**WORK TO DO**
Repeat every line exactly, keeping the pictures out of the copy.

**DATA EXCERPT**
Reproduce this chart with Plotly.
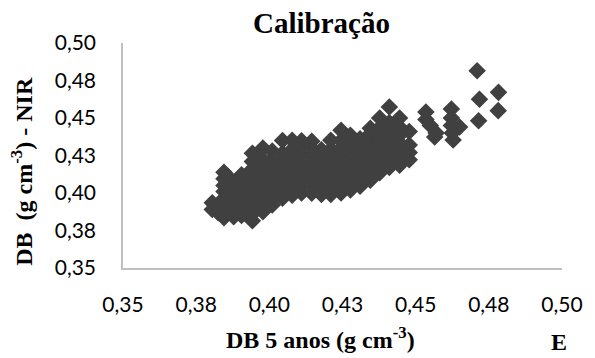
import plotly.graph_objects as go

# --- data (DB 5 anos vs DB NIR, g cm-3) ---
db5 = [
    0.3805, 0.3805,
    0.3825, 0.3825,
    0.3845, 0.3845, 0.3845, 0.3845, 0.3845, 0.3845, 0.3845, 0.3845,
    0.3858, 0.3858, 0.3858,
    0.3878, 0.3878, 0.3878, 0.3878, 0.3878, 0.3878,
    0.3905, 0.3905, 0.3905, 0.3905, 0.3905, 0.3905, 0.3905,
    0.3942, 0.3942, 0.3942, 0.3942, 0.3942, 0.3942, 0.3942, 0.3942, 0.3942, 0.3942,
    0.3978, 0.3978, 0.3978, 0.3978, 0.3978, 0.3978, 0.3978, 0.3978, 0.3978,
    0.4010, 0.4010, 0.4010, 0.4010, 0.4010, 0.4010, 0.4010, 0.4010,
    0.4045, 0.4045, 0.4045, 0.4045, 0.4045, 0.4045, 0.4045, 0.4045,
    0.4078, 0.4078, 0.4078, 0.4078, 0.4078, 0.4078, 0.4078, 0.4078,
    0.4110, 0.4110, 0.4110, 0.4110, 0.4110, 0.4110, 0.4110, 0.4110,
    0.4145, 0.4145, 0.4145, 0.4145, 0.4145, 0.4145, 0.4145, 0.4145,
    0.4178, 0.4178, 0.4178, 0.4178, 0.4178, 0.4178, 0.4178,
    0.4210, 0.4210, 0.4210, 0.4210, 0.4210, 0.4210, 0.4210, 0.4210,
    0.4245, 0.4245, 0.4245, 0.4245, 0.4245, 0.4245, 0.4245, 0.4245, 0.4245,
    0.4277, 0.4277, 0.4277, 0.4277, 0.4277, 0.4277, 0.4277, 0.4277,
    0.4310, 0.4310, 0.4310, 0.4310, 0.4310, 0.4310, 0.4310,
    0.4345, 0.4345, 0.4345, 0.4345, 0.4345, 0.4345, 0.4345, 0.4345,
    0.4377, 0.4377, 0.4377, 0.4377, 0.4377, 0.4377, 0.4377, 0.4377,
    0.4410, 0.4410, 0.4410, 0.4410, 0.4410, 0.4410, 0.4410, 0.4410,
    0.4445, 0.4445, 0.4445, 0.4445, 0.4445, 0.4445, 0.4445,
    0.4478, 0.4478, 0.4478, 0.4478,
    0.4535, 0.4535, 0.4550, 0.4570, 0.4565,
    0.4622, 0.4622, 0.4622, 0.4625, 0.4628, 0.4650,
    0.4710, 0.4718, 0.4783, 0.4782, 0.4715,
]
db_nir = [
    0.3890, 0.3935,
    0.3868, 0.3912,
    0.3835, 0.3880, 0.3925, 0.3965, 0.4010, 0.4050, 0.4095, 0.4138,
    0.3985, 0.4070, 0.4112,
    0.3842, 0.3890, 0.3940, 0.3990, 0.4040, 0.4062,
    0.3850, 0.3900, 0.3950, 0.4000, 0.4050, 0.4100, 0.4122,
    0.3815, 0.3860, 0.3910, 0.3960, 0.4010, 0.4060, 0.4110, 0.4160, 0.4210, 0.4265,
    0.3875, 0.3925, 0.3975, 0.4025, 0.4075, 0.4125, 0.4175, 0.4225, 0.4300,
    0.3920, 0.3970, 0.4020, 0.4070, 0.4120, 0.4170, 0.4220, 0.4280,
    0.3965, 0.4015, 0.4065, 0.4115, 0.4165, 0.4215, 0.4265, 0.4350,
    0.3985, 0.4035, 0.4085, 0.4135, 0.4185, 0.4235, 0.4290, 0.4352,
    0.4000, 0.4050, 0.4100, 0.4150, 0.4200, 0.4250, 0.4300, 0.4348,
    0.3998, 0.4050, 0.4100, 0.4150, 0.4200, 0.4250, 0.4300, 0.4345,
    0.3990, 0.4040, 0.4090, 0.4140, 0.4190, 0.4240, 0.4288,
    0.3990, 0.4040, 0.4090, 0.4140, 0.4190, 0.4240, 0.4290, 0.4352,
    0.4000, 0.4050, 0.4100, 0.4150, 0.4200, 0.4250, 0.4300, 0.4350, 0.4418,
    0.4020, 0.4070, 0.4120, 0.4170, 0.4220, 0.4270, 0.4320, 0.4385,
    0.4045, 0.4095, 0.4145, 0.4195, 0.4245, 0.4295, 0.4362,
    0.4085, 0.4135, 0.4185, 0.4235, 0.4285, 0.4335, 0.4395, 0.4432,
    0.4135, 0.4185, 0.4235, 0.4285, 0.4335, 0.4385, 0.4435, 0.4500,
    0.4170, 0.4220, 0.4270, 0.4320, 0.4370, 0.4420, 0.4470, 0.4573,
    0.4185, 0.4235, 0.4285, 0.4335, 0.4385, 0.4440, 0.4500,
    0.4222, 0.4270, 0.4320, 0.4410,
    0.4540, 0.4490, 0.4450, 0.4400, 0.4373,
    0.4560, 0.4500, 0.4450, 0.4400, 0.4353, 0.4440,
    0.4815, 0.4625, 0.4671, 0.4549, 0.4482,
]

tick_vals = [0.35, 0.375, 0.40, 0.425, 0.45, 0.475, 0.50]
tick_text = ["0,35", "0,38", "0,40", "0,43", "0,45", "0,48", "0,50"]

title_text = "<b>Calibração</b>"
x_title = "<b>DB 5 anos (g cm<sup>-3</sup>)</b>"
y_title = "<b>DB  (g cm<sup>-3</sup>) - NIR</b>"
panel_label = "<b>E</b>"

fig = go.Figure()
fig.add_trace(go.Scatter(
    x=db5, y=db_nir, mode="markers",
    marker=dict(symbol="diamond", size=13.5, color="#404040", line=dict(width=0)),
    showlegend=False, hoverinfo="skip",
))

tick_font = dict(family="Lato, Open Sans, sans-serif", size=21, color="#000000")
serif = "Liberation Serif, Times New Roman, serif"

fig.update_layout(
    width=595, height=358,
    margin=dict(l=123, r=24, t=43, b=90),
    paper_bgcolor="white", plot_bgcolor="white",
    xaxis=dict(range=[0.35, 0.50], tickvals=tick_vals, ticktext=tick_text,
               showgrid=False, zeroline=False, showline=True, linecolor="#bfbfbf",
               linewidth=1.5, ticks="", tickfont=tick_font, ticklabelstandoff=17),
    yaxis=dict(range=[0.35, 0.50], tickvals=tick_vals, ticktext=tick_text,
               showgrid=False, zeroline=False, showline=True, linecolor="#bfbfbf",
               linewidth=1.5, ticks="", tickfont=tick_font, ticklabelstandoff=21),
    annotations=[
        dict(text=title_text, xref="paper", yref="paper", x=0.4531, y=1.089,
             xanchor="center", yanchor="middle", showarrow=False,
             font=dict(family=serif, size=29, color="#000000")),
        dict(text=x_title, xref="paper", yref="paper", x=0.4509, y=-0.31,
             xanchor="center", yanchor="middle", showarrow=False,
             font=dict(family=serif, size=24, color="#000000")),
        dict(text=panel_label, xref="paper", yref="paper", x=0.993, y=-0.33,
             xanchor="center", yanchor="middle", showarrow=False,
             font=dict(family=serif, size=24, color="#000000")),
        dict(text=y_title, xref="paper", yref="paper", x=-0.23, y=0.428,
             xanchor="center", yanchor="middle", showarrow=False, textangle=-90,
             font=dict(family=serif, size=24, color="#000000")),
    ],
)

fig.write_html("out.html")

**THE REPLY**
Reproduce this chart with Plotly.
import plotly.graph_objects as go

# --- data (DB 5 anos vs DB NIR, g cm-3) ---
db5 = [
    0.3805, 0.3805,
    0.3825, 0.3825,
    0.3845, 0.3845, 0.3845, 0.3845, 0.3845, 0.3845, 0.3845, 0.3845,
    0.3858, 0.3858, 0.3858,
    0.3878, 0.3878, 0.3878, 0.3878, 0.3878, 0.3878,
    0.3905, 0.3905, 0.3905, 0.3905, 0.3905, 0.3905, 0.3905,
    0.3942, 0.3942, 0.3942, 0.3942, 0.3942, 0.3942, 0.3942, 0.3942, 0.3942, 0.3942,
    0.3978, 0.3978, 0.3978, 0.3978, 0.3978, 0.3978, 0.3978, 0.3978, 0.3978,
    0.4010, 0.4010, 0.4010, 0.4010, 0.4010, 0.4010, 0.4010, 0.4010,
    0.4045, 0.4045, 0.4045, 0.4045, 0.4045, 0.4045, 0.4045, 0.4045,
    0.4078, 0.4078, 0.4078, 0.4078, 0.4078, 0.4078, 0.4078, 0.4078,
    0.4110, 0.4110, 0.4110, 0.4110, 0.4110, 0.4110, 0.4110, 0.4110,
    0.4145, 0.4145, 0.4145, 0.4145, 0.4145, 0.4145, 0.4145, 0.4145,
    0.4178, 0.4178, 0.4178, 0.4178, 0.4178, 0.4178, 0.4178,
    0.4210, 0.4210, 0.4210, 0.4210, 0.4210, 0.4210, 0.4210, 0.4210,
    0.4245, 0.4245, 0.4245, 0.4245, 0.4245, 0.4245, 0.4245, 0.4245, 0.4245,
    0.4277, 0.4277, 0.4277, 0.4277, 0.4277, 0.4277, 0.4277, 0.4277,
    0.4310, 0.4310, 0.4310, 0.4310, 0.4310, 0.4310, 0.4310,
    0.4345, 0.4345, 0.4345, 0.4345, 0.4345, 0.4345, 0.4345, 0.4345,
    0.4377, 0.4377, 0.4377, 0.4377, 0.4377, 0.4377, 0.4377, 0.4377,
    0.4410, 0.4410, 0.4410, 0.4410, 0.4410, 0.4410, 0.4410, 0.4410,
    0.4445, 0.4445, 0.4445, 0.4445, 0.4445, 0.4445, 0.4445,
    0.4478, 0.4478, 0.4478, 0.4478,
    0.4535, 0.4535, 0.4550, 0.4570, 0.4565,
    0.4622, 0.4622, 0.4622, 0.4625, 0.4628, 0.4650,
    0.4710, 0.4718, 0.4783, 0.4782, 0.4715,
]
db_nir = [
    0.3890, 0.3935,
    0.3868, 0.3912,
    0.3835, 0.3880, 0.3925, 0.3965, 0.4010, 0.4050, 0.4095, 0.4138,
    0.3985, 0.4070, 0.4112,
    0.3842, 0.3890, 0.3940, 0.3990, 0.4040, 0.4062,
    0.3850, 0.3900, 0.3950, 0.4000, 0.4050, 0.4100, 0.4122,
    0.3815, 0.3860, 0.3910, 0.3960, 0.4010, 0.4060, 0.4110, 0.4160, 0.4210, 0.4265,
    0.3875, 0.3925, 0.3975, 0.4025, 0.4075, 0.4125, 0.4175, 0.4225, 0.4300,
    0.3920, 0.3970, 0.4020, 0.4070, 0.4120, 0.4170, 0.4220, 0.4280,
    0.3965, 0.4015, 0.4065, 0.4115, 0.4165, 0.4215, 0.4265, 0.4350,
    0.3985, 0.4035, 0.4085, 0.4135, 0.4185, 0.4235, 0.4290, 0.4352,
    0.4000, 0.4050, 0.4100, 0.4150, 0.4200, 0.4250, 0.4300, 0.4348,
    0.3998, 0.4050, 0.4100, 0.4150, 0.4200, 0.4250, 0.4300, 0.4345,
    0.3990, 0.4040, 0.4090, 0.4140, 0.4190, 0.4240, 0.4288,
    0.3990, 0.4040, 0.4090, 0.4140, 0.4190, 0.4240, 0.4290, 0.4352,
    0.4000, 0.4050, 0.4100, 0.4150, 0.4200, 0.4250, 0.4300, 0.4350, 0.4418,
    0.4020, 0.4070, 0.4120, 0.4170, 0.4220, 0.4270, 0.4320, 0.4385,
    0.4045, 0.4095, 0.4145, 0.4195, 0.4245, 0.4295, 0.4362,
    0.4085, 0.4135, 0.4185, 0.4235, 0.4285, 0.4335, 0.4395, 0.4432,
    0.4135, 0.4185, 0.4235, 0.4285, 0.4335, 0.4385, 0.4435, 0.4500,
    0.4170, 0.4220, 0.4270, 0.4320, 0.4370, 0.4420, 0.4470, 0.4573,
    0.4185, 0.4235, 0.4285, 0.4335, 0.4385, 0.4440, 0.4500,
    0.4222, 0.4270, 0.4320, 0.4410,
    0.4540, 0.4490, 0.4450, 0.4400, 0.4373,
    0.4560, 0.4500, 0.4450, 0.4400, 0.4353, 0.4440,
    0.4815, 0.4625, 0.4671, 0.4549, 0.4482,
]

tick_vals = [0.35, 0.375, 0.40, 0.425, 0.45, 0.475, 0.50]
tick_text = ["0,35", "0,38", "0,40", "0,43", "0,45", "0,48", "0,50"]

title_text = "<b>Calibração</b>"
x_title = "<b>DB 5 anos (g cm<sup>-3</sup>)</b>"
y_title = "<b>DB  (g cm<sup>-3</sup>) - NIR</b>"
panel_label = "<b>E</b>"

fig = go.Figure()
fig.add_trace(go.Scatter(
    x=db5, y=db_nir, mode="markers",
    marker=dict(symbol="diamond", size=13.5, color="#404040", line=dict(width=0)),
    showlegend=False, hoverinfo="skip",
))

tick_font = dict(family="Lato, Open Sans, sans-serif", size=21, color="#000000")
serif = "Liberation Serif, Times New Roman, serif"

fig.update_layout(
    width=595, height=358,
    margin=dict(l=123, r=24, t=43, b=90),
    paper_bgcolor="white", plot_bgcolor="white",
    xaxis=dict(range=[0.35, 0.50], tickvals=tick_vals, ticktext=tick_text,
               showgrid=False, zeroline=False, showline=True, linecolor="#bfbfbf",
               linewidth=1.5, ticks="", tickfont=tick_font, ticklabelstandoff=17),
    yaxis=dict(range=[0.35, 0.50], tickvals=tick_vals, ticktext=tick_text,
               showgrid=False, zeroline=False, showline=True, linecolor="#bfbfbf",
               linewidth=1.5, ticks="", tickfont=tick_font, ticklabelstandoff=21),
    annotations=[
        dict(text=title_text, xref="paper", yref="paper", x=0.4531, y=1.089,
             xanchor="center", yanchor="middle", showarrow=False,
             font=dict(family=serif, size=29, color="#000000")),
        dict(text=x_title, xref="paper", yref="paper", x=0.4509, y=-0.31,
             xanchor="center", yanchor="middle", showarrow=False,
             font=dict(family=serif, size=24, color="#000000")),
        dict(text=panel_label, xref="paper", yref="paper", x=0.993, y=-0.33,
             xanchor="center", yanchor="middle", showarrow=False,
             font=dict(family=serif, size=24, color="#000000")),
        dict(text=y_title, xref="paper", yref="paper", x=-0.23, y=0.428,
             xanchor="center", yanchor="middle", showarrow=False, textangle=-90,
             font=dict(family=serif, size=24, color="#000000")),
    ],
)

fig.write_html("out.html")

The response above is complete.